Tel était l’intitulé d’un article du quotidien national gabonais « L’Union », faisant état le 9 octobre 2002 dernier de la corruption kaki. Article qui avait l’objet d’une dépêche de l’AFP (Agence France Presse) relevant (nous citons l’article), que « des éléments de la gendarmerie nationale gabonaise ont transformé en de véritables péages ײ leurs contrôles routiers sur la seule route entre Libreville et l’intérieur du pays.  On ne circule librement sur la route nationale qu’en faisant dans l’illégalité, c’est à dire en pratiquant la corruption kaki.
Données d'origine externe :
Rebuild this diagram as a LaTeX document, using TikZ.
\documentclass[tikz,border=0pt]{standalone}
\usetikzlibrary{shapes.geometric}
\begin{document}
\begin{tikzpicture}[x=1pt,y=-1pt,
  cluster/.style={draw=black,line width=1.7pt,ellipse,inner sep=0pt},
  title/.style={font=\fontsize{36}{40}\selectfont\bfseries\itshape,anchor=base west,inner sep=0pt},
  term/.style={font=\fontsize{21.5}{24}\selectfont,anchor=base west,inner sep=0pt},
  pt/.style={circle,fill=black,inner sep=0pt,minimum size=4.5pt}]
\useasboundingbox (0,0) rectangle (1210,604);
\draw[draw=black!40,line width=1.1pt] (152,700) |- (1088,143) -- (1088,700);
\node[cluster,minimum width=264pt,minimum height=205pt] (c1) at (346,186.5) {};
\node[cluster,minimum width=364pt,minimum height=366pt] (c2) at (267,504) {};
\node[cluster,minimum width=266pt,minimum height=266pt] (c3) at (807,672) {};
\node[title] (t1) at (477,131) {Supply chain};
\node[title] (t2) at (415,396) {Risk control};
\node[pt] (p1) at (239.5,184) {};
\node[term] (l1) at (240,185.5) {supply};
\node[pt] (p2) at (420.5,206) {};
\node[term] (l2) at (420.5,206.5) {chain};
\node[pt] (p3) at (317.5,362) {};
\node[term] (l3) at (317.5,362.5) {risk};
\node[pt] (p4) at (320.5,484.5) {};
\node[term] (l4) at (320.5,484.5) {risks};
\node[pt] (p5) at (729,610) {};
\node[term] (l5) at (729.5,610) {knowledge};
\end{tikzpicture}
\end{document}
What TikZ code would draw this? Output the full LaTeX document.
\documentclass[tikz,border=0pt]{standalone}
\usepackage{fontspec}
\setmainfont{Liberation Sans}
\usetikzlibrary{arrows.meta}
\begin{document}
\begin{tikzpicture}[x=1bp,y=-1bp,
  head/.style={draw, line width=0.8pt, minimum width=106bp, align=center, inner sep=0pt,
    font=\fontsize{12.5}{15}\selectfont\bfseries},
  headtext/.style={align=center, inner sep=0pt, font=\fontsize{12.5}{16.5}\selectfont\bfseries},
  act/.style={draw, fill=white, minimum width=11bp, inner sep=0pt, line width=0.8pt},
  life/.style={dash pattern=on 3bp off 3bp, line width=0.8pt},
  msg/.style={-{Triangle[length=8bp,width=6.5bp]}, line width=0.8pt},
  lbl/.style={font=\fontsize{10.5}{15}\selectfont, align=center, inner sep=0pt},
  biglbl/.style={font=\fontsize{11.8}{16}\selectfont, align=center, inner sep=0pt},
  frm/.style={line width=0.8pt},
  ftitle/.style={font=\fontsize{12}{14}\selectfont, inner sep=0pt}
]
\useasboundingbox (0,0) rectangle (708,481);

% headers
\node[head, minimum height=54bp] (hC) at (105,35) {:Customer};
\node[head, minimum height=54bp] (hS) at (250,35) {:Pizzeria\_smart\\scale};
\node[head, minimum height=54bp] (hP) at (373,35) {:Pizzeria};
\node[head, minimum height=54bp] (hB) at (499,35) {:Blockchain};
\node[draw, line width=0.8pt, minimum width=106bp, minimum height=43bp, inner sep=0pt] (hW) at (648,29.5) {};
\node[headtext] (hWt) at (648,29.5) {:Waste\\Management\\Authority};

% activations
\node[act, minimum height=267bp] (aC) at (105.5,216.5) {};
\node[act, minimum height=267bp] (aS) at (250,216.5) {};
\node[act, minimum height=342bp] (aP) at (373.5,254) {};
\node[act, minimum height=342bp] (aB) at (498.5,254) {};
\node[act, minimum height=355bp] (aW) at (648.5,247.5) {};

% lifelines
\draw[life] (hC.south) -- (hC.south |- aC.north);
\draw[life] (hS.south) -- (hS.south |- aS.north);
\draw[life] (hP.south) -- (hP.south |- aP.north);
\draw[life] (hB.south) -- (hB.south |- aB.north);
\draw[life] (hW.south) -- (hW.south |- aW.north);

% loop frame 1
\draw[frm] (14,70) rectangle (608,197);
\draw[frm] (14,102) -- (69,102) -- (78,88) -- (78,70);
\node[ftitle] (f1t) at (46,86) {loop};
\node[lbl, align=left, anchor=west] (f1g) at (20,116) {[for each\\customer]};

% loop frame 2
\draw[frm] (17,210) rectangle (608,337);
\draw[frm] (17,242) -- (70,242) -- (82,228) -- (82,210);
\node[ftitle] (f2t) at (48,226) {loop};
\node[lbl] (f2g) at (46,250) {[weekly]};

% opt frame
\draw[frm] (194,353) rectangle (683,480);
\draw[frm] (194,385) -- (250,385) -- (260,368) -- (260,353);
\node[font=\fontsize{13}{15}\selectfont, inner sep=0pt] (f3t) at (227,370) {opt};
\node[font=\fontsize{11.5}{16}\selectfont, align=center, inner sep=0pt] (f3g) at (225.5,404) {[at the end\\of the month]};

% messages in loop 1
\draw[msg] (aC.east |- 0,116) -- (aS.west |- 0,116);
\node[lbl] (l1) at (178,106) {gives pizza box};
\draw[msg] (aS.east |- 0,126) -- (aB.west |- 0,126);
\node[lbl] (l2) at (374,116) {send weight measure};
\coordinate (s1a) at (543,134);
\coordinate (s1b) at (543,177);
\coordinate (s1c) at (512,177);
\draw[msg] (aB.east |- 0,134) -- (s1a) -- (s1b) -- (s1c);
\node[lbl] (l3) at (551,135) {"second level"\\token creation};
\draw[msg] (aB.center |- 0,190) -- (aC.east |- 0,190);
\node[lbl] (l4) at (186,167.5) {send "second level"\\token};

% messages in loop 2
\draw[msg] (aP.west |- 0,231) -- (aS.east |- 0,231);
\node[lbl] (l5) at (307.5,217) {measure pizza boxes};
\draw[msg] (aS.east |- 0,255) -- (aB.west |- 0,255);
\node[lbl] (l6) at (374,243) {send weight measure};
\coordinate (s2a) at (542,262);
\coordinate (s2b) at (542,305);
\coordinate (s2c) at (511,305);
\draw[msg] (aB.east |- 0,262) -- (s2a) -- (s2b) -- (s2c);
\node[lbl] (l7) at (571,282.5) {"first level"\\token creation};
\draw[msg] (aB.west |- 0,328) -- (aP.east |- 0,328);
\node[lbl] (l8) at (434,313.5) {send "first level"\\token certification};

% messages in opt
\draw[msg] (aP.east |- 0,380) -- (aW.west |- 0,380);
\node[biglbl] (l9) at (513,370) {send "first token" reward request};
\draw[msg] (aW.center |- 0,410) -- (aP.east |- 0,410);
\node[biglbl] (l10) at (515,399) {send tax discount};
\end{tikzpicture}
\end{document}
Affirme « L’Union » qui a répertorié une dizaine de postes de contrôle sur 250 km séparant la capitale gabonaise et la première grande ville du pays sur cet axe, Lambaréné. « Les éléments de gendarmerie présents contrôlent plutôt les billets de 100 FCFA, (environ 1,5 euros) en circulation » ironise le journal, regrettant que les forces de l’ordre ne se préoccupent pas de « l’afflux massif de sans-papiers » à Libreville. « On ne mange pas les papiers du véhicule a expliqué à un journaliste l’un des gendarmes en poste ». Les seuls usagers à ne pas ײcôtiserײ, note « L’Union », se sont « les véhicules administratifs » et « les voitures de hautes personnalités de l’Etat.»  AFP 13 novembre 2002.

573.

Est-il encore juste dans le cas du téléphone mobile de parler de coup de fil ?

574.

La plupart des contrôles urbains de police sont des occasions pour ces derniers de demander aux usagers, surtout aux conducteurs de taxi en majorité ressortissants étrangers, en règle ou pas, une part de leur recette. Faciles a intimider, les chauffeur de taxi (surtout étrangers) n’hésitent à s’exécuter en donnant quelques billets de banque à leurs raquetteurs.

575.

Réseaux volume 20, « Les Mobiles », n° 112-113 /2002/.

576.

Nous avons étudié le cas de paysans des régions reculées, les commerçants, et agriculteurs.

577.

Ces individus peuvent être constitués en équipes de recherche (scientifiques, des collègues de travail, des condisciples de classe, etc.) mais aussi les communautés relationnelles (parents et amis).

578.

Un côté utile que l’on voit prendre le dessus dans le cadre professionnel surtout dans le secteur des services.

579.

Parce que n’étant pas producteurs des TIC.